Julie Druker | Feb 25, 2015
Close to 100 history buffs attended the annual Bedford District Historical Research Centre's open house at the Glendower hall near Godfrey on February 21.
The event included numerous displays of archival information, historical photos, maps and more. In addition, 10 local vendors and collectors set up booths advertising their wares and services. The open house offered local residents the chance to delve into not just their own family histories but also the rich local history of the area.
The Bedford Historical Committee has been actively preserving that history for roughly 15 years, when the center's former chair and founder, June Quinn (who since passed away), began collecting, preserving and cataloging local artifacts.
Gerald Stinson, who has been chairing the committee for the last four years, said that the aim of the annual open house is to promote the center and the local artisans and service providers in the area. The historical displays included in depth histories of close to 40 local families, beginning in 1861, such as the Babcooks, the Corcorans of Godfrey, the Kellys of Fish Creek Road and others
One display included a history of the various cheese factories in the area, along with numerous photos and information about the 11 former schools located in Bedford district. None of them are still operating today but four are still standing.
Other displays included a large historical map of the area pinpointing the families that first settled each individual lot and concession in the Township of Bedford beginning in the early 1800's. Another postal map circa 1879 defines the stagecoach mail routes from that time.
Stinson said that many visitors came to look into their family histories and that the center's archives have a wealth of that kind of information. “Basically anyone looking for information about a resident of Bedford at any time, from the district's first settlers to the present, will likely find that name here somewhere.”

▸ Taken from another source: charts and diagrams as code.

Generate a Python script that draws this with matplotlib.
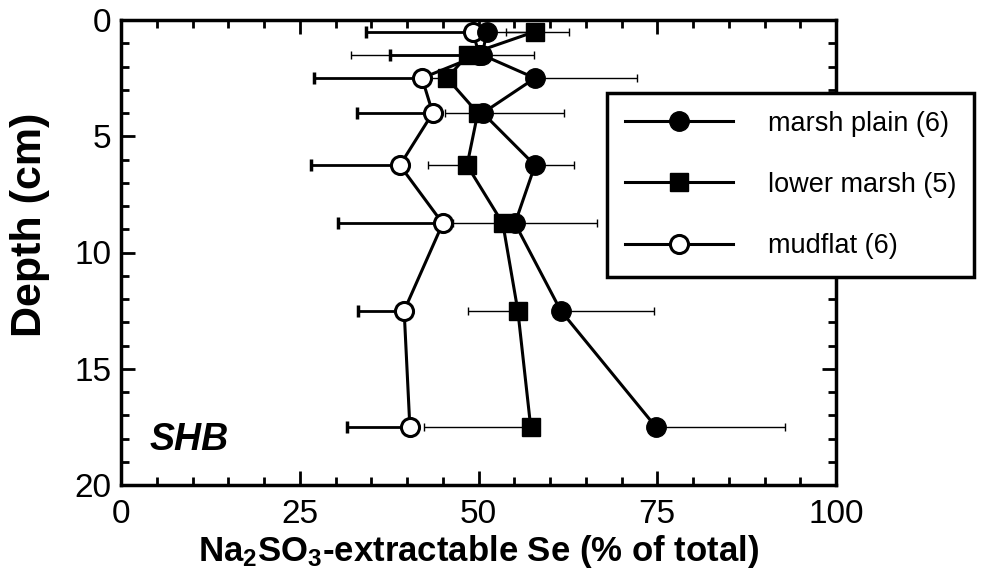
import matplotlib
matplotlib.use("Agg")
import matplotlib.pyplot as plt
from matplotlib.lines import Line2D
from matplotlib.ticker import MultipleLocator

plt.rcParams['font.family'] = ['Liberation Sans', 'DejaVu Sans']
plt.rcParams['mathtext.fontset'] = 'custom'
plt.rcParams['mathtext.rm'] = 'Liberation Sans:bold'
plt.rcParams['mathtext.bf'] = 'Liberation Sans:bold'
plt.rcParams['mathtext.default'] = 'bf'

# Data
depth = [0.5, 1.5, 2.5, 4.0, 6.25, 8.75, 12.5, 17.5]

marsh_plain = [51.2, 50.5, 57.9, 50.6, 57.9, 55.1, 61.5, 74.8]
marsh_plain_err_right = [11.5, 7.3, 14.3, 11.3, 5.5, 11.5, 13.1, 18.0]

lower_marsh = [57.9, 48.5, 45.6, 49.9, 48.4, 53.4, 55.5, 57.3]
lower_marsh_err_left = [4.0, 16.3, 4.0, 4.6, 5.5, 7.0, 7.0, 14.9]

mudflat = [49.2, 50.1, 42.1, 43.6, 39.0, 45.0, 39.6, 40.4]
mudflat_err_left = [15.0, 12.5, 15.1, 10.6, 12.4, 14.7, 6.5, 8.8]

labels = ["marsh plain (6)", "lower marsh (5)", "mudflat (6)"]
xticks = [0, 25, 50, 75, 100]
yticks = [0, 5, 10, 15, 20]

fig = plt.figure(figsize=(9.84, 5.80), dpi=100)
ax = fig.add_axes([121/984, 1-485/580, (836-121)/984, (485-20)/580])

zeros = [0]*len(depth)

# mudflat (bottom layer)
ax.errorbar(mudflat, depth, xerr=[mudflat_err_left, zeros], fmt='none',
            ecolor='black', elinewidth=2.0, capsize=4, capthick=2.5, zorder=2)
ax.plot(mudflat, depth, '-o', color='black', lw=2.2, ms=13, mfc='white',
        mec='black', mew=2.2, zorder=3)

# marsh plain
ax.errorbar(marsh_plain, depth, xerr=[zeros, marsh_plain_err_right], fmt='none',
            ecolor='black', elinewidth=1.0, capsize=3, capthick=1.0, zorder=2)
ax.plot(marsh_plain, depth, '-o', color='black', lw=2.2, ms=14, mfc='black',
        mec='black', zorder=4)

# lower marsh
ax.errorbar(lower_marsh, depth, xerr=[lower_marsh_err_left, zeros], fmt='none',
            ecolor='black', elinewidth=1.0, capsize=3, capthick=1.0, zorder=2)
ax.plot(lower_marsh, depth, '-s', color='black', lw=2.2, ms=12.5, mfc='black',
        mec='black', zorder=5)

ax.set_xlim(0, 100)
ax.set_ylim(20, 0)
ax.set_xticks(xticks)
ax.set_yticks(yticks)
ax.xaxis.set_minor_locator(MultipleLocator(5))
ax.yaxis.set_minor_locator(MultipleLocator(1))
ax.tick_params(which='both', direction='in', top=True, right=True, width=2.0,
               color='black', labelsize=24)
ax.tick_params(which='major', length=10)
ax.tick_params(which='minor', length=6)
ax.tick_params(axis='x', which='major', pad=10)
ax.tick_params(axis='y', which='major', pad=7)
for s in ax.spines.values():
    s.set_linewidth(2.5)

ax.set_xlabel("Na$_2$SO$_3$-extractable Se (% of total)", fontsize=25,
              fontweight='bold', labelpad=2)
ax.set_ylabel("Depth (cm)", fontsize=31, fontweight='bold')
ax.yaxis.label.set_verticalalignment('center')
ax.yaxis.label.set_horizontalalignment('center')
ax.yaxis.set_label_coords((30-121)/715, (485-225)/465)

ax.text(4, 18.05, "SHB", fontsize=27, fontweight='bold', fontstyle='italic',
        ha='left', va='center')

handles = [
    Line2D([], [], color='black', lw=2.2, marker='o', ms=14, mfc='black', mec='black'),
    Line2D([], [], color='black', lw=2.2, marker='s', ms=12.5, mfc='black', mec='black'),
    Line2D([], [], color='black', lw=2.2, marker='o', ms=13, mfc='white', mec='black', mew=2.2),
]
leg = fig.legend(handles, labels, loc='upper left',
                 bbox_to_anchor=(607/984, 1-93/580), borderaxespad=0,
                 fontsize=19.5, frameon=True, fancybox=False, edgecolor='black',
                 framealpha=1, handlelength=4.0, handletextpad=1.3,
                 labelspacing=1.3, borderpad=0.65)
leg.get_frame().set_linewidth(2.5)

fig.savefig("out.png", dpi=100)
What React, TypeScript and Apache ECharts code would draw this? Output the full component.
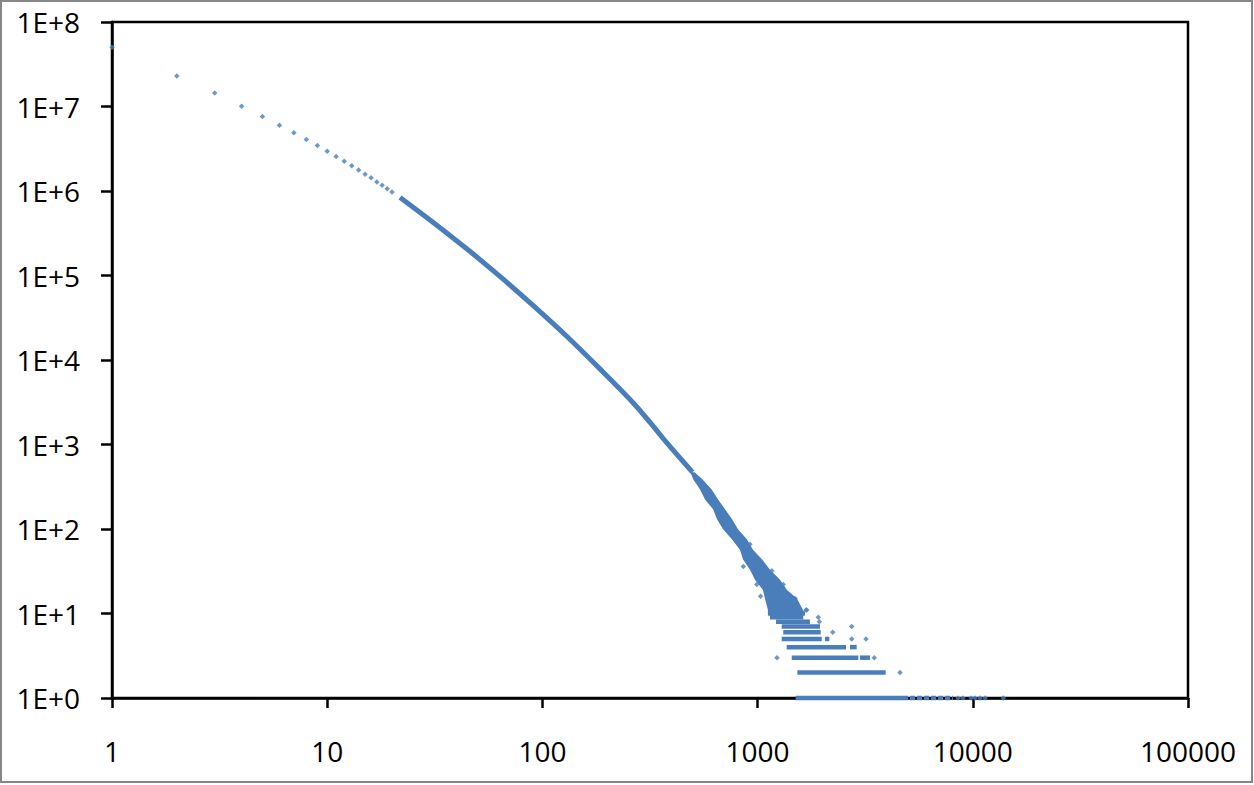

One local family, the Maddens, who were on hand advertising their Eco Tree Care Service, used part of their day to do a bit of family tree digging of their own. The Madden family has roots that go back to the district's first settlers; their great, great, great, grandfather, John Madden of Ireland, settled in Burridge in 1823. Jimmy Madden said he believes that John Madden first arrived in Nova Scotia from Ireland then traveled through northern New York before finally settling in Frontenac County. At that time, 50-100 acre parcels of land were being granted to civilians. That first John Madden settled 50 acres that were located on Burridge Road and Firehall roads. Though the original farm burned down in the late 1800s, at that time John's son, also John, moved into an adjacent property, formerly the Edward Leary property. He built the home that Jimmy's father, Jim Madden, grew up in and where Jimmy currently lives with his family.
The Maddens also took time to peruse a copy of the Bedford Township Census from 1861-1911 and came upon some new information about a previously unknown member of their family. “We just found out today about Mary, a sister of our great, great grandfather, who was born in 1841 in Burridge and who lived there until her early 20s. However, then she disappeared from the census for what could be any number of reasons."
Jimmy Madden mused about the fact that he and his family members continue to this day to live and work off the land where his ancestors also did the same. “We (the Maddens) are very much the products not only of our ancestors but also our environment and it's amazing to think that our livelihoods are still to this day sourced by the local environment.”